In both cases the timeline for the option should consider the infrastructure development issues, given current South African experience.
Proposed Option for Current Crisis, Long-term Position and Transition
In light of my review of the IRP and the comments above I would propose that the way forward for South Africa’s electricity system can be seen as having four elements:-
In the short-term the management and funding of Eskom has to provide a recovery of the plant availability of the current fleet to levels more aligned with international experience with units of their age, being 70+% as well as life extension were feasible.
In the medium-term the country should proceed with a roll out of natural gas fired Combined-Cycle Gas Turbine (CCGT), either on the coast or close to current gas pipelines. This would be linked to establishing a LNG terminal on the Mozambique end of the current “Sasol” gas pipeline.
In the long-term, to meet viable and economic net-zero carbon generation targets, to build a nuclear fleet of standardised and serial construction.
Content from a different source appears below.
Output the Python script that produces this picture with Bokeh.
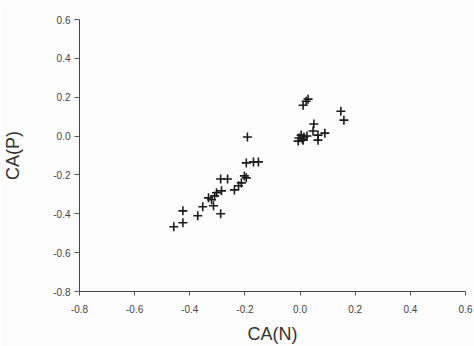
from bokeh.plotting import figure
from bokeh.models import FixedTicker, PrintfTickFormatter, Range1d, ColumnDataSource
from bokeh.embed import file_html
from bokeh.resources import INLINE

# Correspondence-analysis scores: CA(N) against CA(P)
ca_n = [-0.458, -0.425, -0.425, -0.371, -0.353, -0.332, -0.321, -0.314, -0.310, -0.303,
        -0.285, -0.288, -0.288, -0.263, -0.238, -0.223, -0.213, -0.202, -0.195, -0.191,
        -0.195, -0.169, -0.151, 0.011, 0.022, 0.029, 0.148, 0.159, 0.050, 0.047,
        0.065, 0.090, -0.004, 0.011, 0.014, -0.007, 0.065, 0.025, 0.004, 0.008]
ca_p = [-0.467, -0.446, -0.385, -0.410, -0.364, -0.318, -0.328, -0.359, -0.308, -0.292,
        -0.282, -0.400, -0.221, -0.221, -0.277, -0.256, -0.241, -0.205, -0.215, -0.005,
        -0.138, -0.133, -0.133, 0.159, 0.179, 0.190, 0.128, 0.082, 0.062, 0.026,
        0.005, 0.015, -0.010, -0.021, -0.005, -0.026, -0.021, 0.000, 0.005, -0.015]

ticks = [-0.8, -0.6, -0.4, -0.2, 0.0, 0.2, 0.4, 0.6]

p = figure(width=474, height=346, output_backend="svg", toolbar_location=None,
           x_range=Range1d(-0.8, 0.6), y_range=Range1d(-0.8, 0.6))
p.min_border_left = 79
p.min_border_right = 9
p.min_border_top = 19
p.min_border_bottom = 54
p.background_fill_color = "#fdfdfd"
p.border_fill_color = "#fdfdfd"
p.outline_line_color = None
p.grid.visible = False

src = ColumnDataSource(dict(x=ca_n, y=ca_p))
p.scatter("x", "y", source=src, marker="cross", size=9, line_width=1.6, line_color="#1a1a1a")

for ax in (p.xaxis[0], p.yaxis[0]):
    ax.ticker = FixedTicker(ticks=ticks)
    ax.formatter = PrintfTickFormatter(format="%.1f")
    ax.axis_line_color = "#444444"
    ax.major_tick_line_color = "#555555"
    ax.minor_tick_line_color = None
    ax.major_tick_in = 0
    ax.major_label_text_font = "Liberation Sans"
    ax.major_label_text_font_size = "10px"
    ax.major_label_text_color = "#444444"
    ax.axis_label_text_font = "Liberation Sans"
    ax.axis_label_text_font_size = "18px"
    ax.axis_label_text_font_style = "normal"
    ax.axis_label_text_color = "#333333"

p.xaxis.axis_label = "CA(N)"
p.yaxis.axis_label = "CA(P)"
p.xaxis.major_tick_out = 4
p.xaxis.major_label_standoff = 9
p.xaxis.axis_label_standoff = 8
p.yaxis.major_tick_out = 5
p.yaxis.major_label_standoff = 4
p.yaxis.axis_label_standoff = 27

open("out.html", "w").write(file_html(p, INLINE))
This fleet could consist of two legs, one being large PWR units on coastal sites (Koeberg, Thyspunt, a new site on the Eastern Cape/KZN border) and the other Small Modular Reactors on the existing Eskom coal units sites in Mpumalanga.
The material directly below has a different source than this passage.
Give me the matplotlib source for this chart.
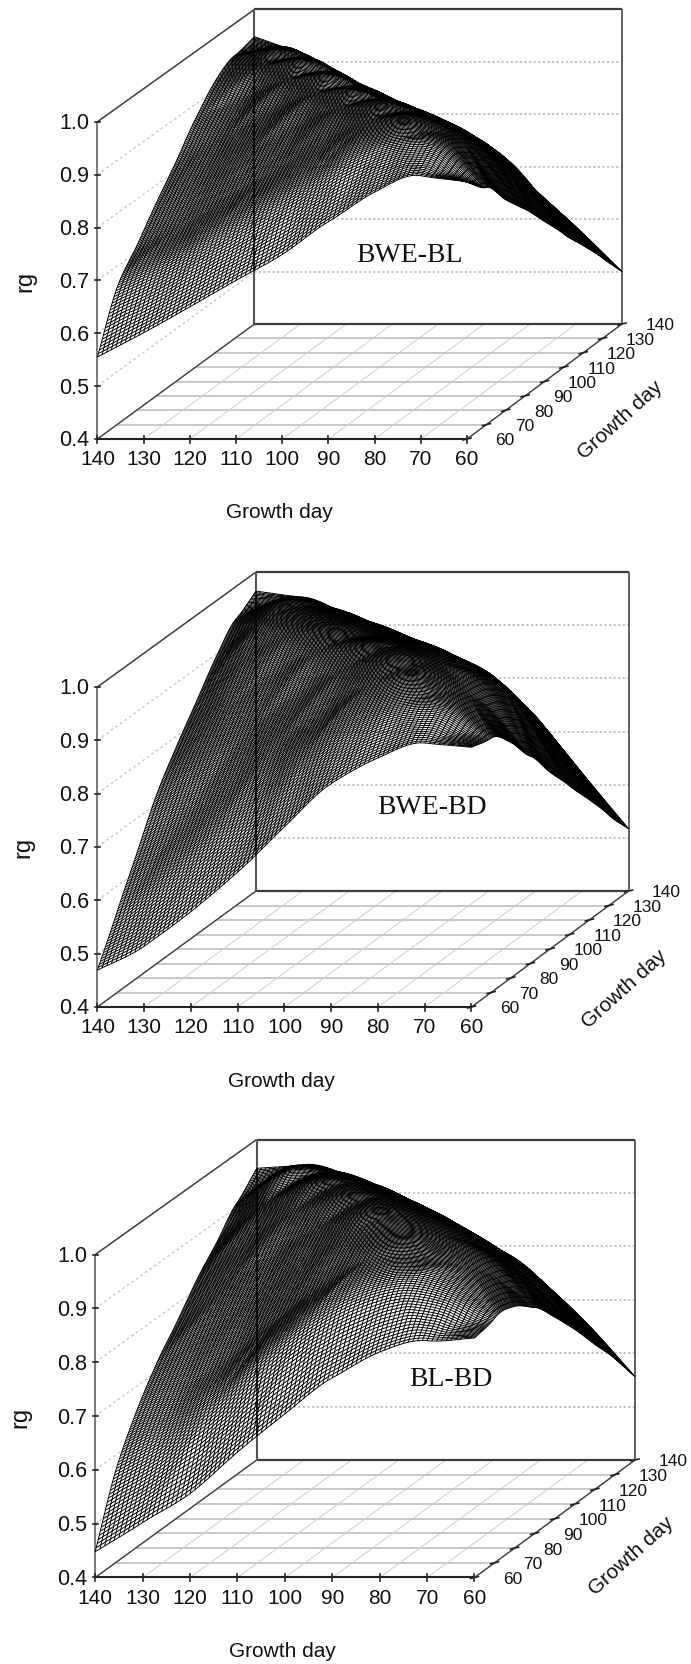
import numpy as np
import matplotlib
matplotlib.use('Agg')
import matplotlib.pyplot as plt
import matplotlib.tri as mtri
from matplotlib.collections import LineCollection

plt.rcParams['font.family'] = ['Liberation Sans', 'DejaVu Sans']

# growth days on both floor axes, and the rg ticks
days = [60, 70, 80, 90, 100, 110, 120, 130, 140]
rg_ticks = [0.4, 0.5, 0.6, 0.7, 0.8, 0.9, 1.0]

# rg at 10 day steps
# rows: right hand axis day 60..140, columns: front axis day 60..140
rg_bwe_bl = [
    [.887, .898, .867, .811, .749, .700, .650, .601, .555],
    [.849, .930, .935, .905, .850, .800, .750, .700, .659],
    [.799, .915, .955, .945, .905, .855, .805, .755, .711],
    [.754, .880, .930, .960, .945, .905, .860, .810, .766],
    [.704, .830, .885, .925, .960, .945, .905, .860, .817],
    [.653, .775, .840, .880, .914, .960, .945, .905, .872],
    [.604, .705, .785, .840, .874, .917, .960, .945, .917],
    [.553, .645, .720, .790, .833, .863, .919, .955, .939],
    [.500, .585, .660, .738, .790, .823, .866, .918, .948],
]
rg_bwe_bd = [
    [.887, .895, .867, .819, .738, .653, .579, .514, .469],
    [.877, .935, .935, .900, .840, .760, .690, .620, .552],
    [.842, .935, .965, .950, .900, .840, .770, .700, .635],
    [.789, .925, .965, .975, .950, .900, .840, .780, .718],
    [.732, .891, .948, .970, .975, .955, .905, .845, .781],
    [.679, .832, .900, .944, .960, .975, .960, .910, .838],
    [.626, .765, .848, .900, .934, .965, .975, .960, .895],
    [.570, .694, .790, .855, .894, .926, .960, .975, .939],
    [.517, .622, .725, .803, .854, .885, .918, .953, .964],
]
rg_bl_bd = [
    [.845, .840, .819, .771, .704, .633, .556, .502, .448],
    [.855, .900, .915, .890, .840, .770, .690, .620, .569],
    [.850, .920, .945, .940, .895, .830, .760, .700, .650],
    [.821, .915, .955, .965, .945, .890, .825, .765, .713],
    [.776, .880, .940, .970, .975, .940, .885, .825, .763],
    [.726, .840, .894, .946, .975, .975, .940, .880, .816],
    [.671, .779, .843, .900, .944, .975, .975, .930, .860],
    [.617, .715, .794, .850, .898, .938, .967, .970, .907],
    [.556, .654, .736, .798, .852, .896, .931, .953, .946],
]

# box corners in pixels, front then back wall, and where the texts go
panels = [
    dict(name='BWE-BL', rg=rg_bwe_bl, x0=97.4, x1=467.0, bx0=254.5, bx1=622.0,
         y0=440.0, ytop=122.8, by0=325.0, bytop=10.4,
         name_xy=(409.5, 256), ylab_xy=(25.7, 281), xlab_xy=(279, 513), zlab_xy=(620, 420)),
    dict(name='BWE-BD', rg=rg_bwe_bd, x0=97.4, x1=471.5, bx0=256.0, bx1=628.6,
         y0=1008.0, ytop=688.0, by0=892.0, bytop=573.0,
         name_xy=(431.6, 808), ylab_xy=(23, 847), xlab_xy=(281, 1082), zlab_xy=(624, 989)),
    dict(name='BL-BD', rg=rg_bl_bd, x0=95.2, x1=474.5, bx0=256.7, bx1=635.0,
         y0=1578.5, ytop=1255.6, by0=1461.0, bytop=1140.5,
         name_xy=(450.6, 1380), ylab_xy=(20, 1417), xlab_xy=(282.4, 1652), zlab_xy=(631, 1556)),
]


def project(p, xday, yday, rg):
    # oblique box: front axis runs 140 -> 60, side axis runs 60 -> 140 going back
    u = (140.0 - np.asarray(xday, dtype=float)) / 80.0
    v = (np.asarray(yday, dtype=float) - 60.0) / 80.0
    w = (np.asarray(rg, dtype=float) - 0.4) / 0.6
    left = p['x0'] + v * (p['bx0'] - p['x0'])
    right = p['x1'] + v * (p['bx1'] - p['x1'])
    base = p['y0'] + v * (p['by0'] - p['y0'])
    height = (p['y0'] - p['ytop']) + v * ((p['by0'] - p['bytop']) - (p['y0'] - p['ytop']))
    return left + u * (right - left), base - w * height


def seg(p, a, b, **kw):
    xa, ya = project(p, *a)
    xb, yb = project(p, *b)
    ax.plot([xa, xb], [ya, yb], solid_capstyle='butt', **kw)


def draw_box(p):
    dark = '#3c3c3c'
    # floor grid
    for d in days:
        seg(p, (140, d, .4), (60, d, .4), color='#c4c4c4', lw=1.3, zorder=1)
        seg(p, (d, 60, .4), (d, 140, .4), color='#d2d2d2', lw=0.8, zorder=1)
    # dotted rg lines on both walls
    for t in rg_ticks[1:-1]:
        seg(p, (140, 60, t), (140, 140, t), color='#c8c8c8', lw=1.0, ls=(0, (2, 2)), zorder=1)
    for t in rg_ticks[1:]:
        seg(p, (140, 140, t), (60, 140, t), color='#b4b4b4', lw=1.1, ls=(0, (1.5, 1.5)), zorder=1)
    # box outline
    seg(p, (140, 60, .4), (140, 60, 1.0), color='#555555', lw=1.1, zorder=2)
    seg(p, (140, 60, 1.0), (140, 140, 1.0), color=dark, lw=1.1, zorder=2)
    seg(p, (140, 60, .4), (140, 140, .4), color=dark, lw=1.0, zorder=2)
    seg(p, (60, 60, .4), (60, 140, .4), color=dark, lw=1.0, zorder=2)
    seg(p, (140, 60, .4), (60, 60, .4), color='#222222', lw=1.5, zorder=2)
    seg(p, (140, 140, .4), (60, 140, .4), color=dark, lw=1.6, zorder=2)
    seg(p, (140, 140, 1.0), (60, 140, 1.0), color=dark, lw=1.6, zorder=2)
    seg(p, (60, 140, .4), (60, 140, 1.0), color='#555555', lw=1.3, zorder=2)
    seg(p, (140, 140, .4), (140, 140, 1.0), color='#555555', lw=1.5, zorder=2)


def draw_surface(p):
    # smooth sheet through the read values, drawn as a fine wire mesh
    gx, gy = np.meshgrid(days, days)
    tri = mtri.Triangulation(gx.ravel().astype(float), gy.ravel().astype(float))
    interp = mtri.CubicTriInterpolator(tri, np.array(p['rg']).ravel(), kind='geom')
    fine_x = np.arange(60.0, 140.5, 1.0)
    fine_y = np.arange(60.0, 140.25, 0.5)
    fx, fy = np.meshgrid(fine_x, fine_y)
    fz = interp(fx, fy).filled(0.4)
    sx, sy = project(p, fx, fy, fz)
    lines = [np.column_stack([sx[i], sy[i]]) for i in range(len(fine_y))]
    lines += [np.column_stack([sx[:, j], sy[:, j]]) for j in range(len(fine_x))]
    ax.add_collection(LineCollection(lines, colors='black', linewidths=0.68, zorder=3))
    # the wall corner shows through the sheet, down to the lower edge of the sheet
    xc, yc = project(p, 140, 140, p['rg'][-1][-1])
    low = np.interp(xc, sx[0][::-1], sy[0][::-1])
    ax.plot([xc, xc], [yc, low], color='black', lw=1.1, ls=(0, (2, 1)), zorder=4)


def draw_text(p):
    tc = '#111111'
    # rg ticks, left
    for t in rg_ticks:
        x, y = project(p, 140, 60, t)
        ax.plot([x - 2, x + 3], [y, y], color='#222222', lw=1.2, zorder=5)
        ax.text(x - 8, y + 1, '%.1f' % t, ha='right', va='center', fontsize=15.5, color=tc)
    # front axis
    for d in days:
        x, y = project(p, d, 60, .4)
        ax.plot([x, x], [y - 3.5, y + 3.5], color='#222222', lw=1.2, zorder=5)
        ax.text(x, y + 20, str(d), ha='center', va='center', fontsize=15, color=tc)
    # side axis
    for d in days:
        x, y = project(p, 60, d, .4)
        ax.plot([x - 4, x + 4], [y + 1, y - 1], color='#222222', lw=1.2, zorder=5)
        ax.text(x + 38, y + 1, str(d), ha='center', va='center', fontsize=12.5, color=tc)
    ax.text(*p['xlab_xy'], 'Growth day', ha='center', va='center', fontsize=15, color=tc)
    ax.text(*p['zlab_xy'], 'Growth day', ha='center', va='center', fontsize=15, rotation=42, color=tc)
    ax.text(*p['ylab_xy'], 'rg', ha='center', va='center', fontsize=17, rotation=90, color=tc)
    ax.text(*p['name_xy'], p['name'], ha='center', va='center', fontsize=20,
            family=['Liberation Serif', 'DejaVu Serif'], color='#111111', zorder=6)


fig = plt.figure(figsize=(6.91, 16.65), dpi=100)
ax = fig.add_axes([0, 0, 1, 1])
ax.set_xlim(0, 691)
ax.set_ylim(1665, 0)
ax.axis('off')

for p in panels:
    draw_box(p)
    draw_surface(p)
    draw_text(p)

fig.savefig('out.png', dpi=100)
The fourth elements is allowing private sector (both residential and industrial) to expand the small embedded generation systems and also to have non-regulated IPPs with direct customer contracts wheeling through the transmission system. For this to be economically effective the tariff structure for those customers who are not sole suppled by the national system would need to correctly reflect the cost elements. This would imply a much higher connection fee and a time-of-use energy tariff.
While the timeline of each of these options is different the lead times require all to be committed to with urgency.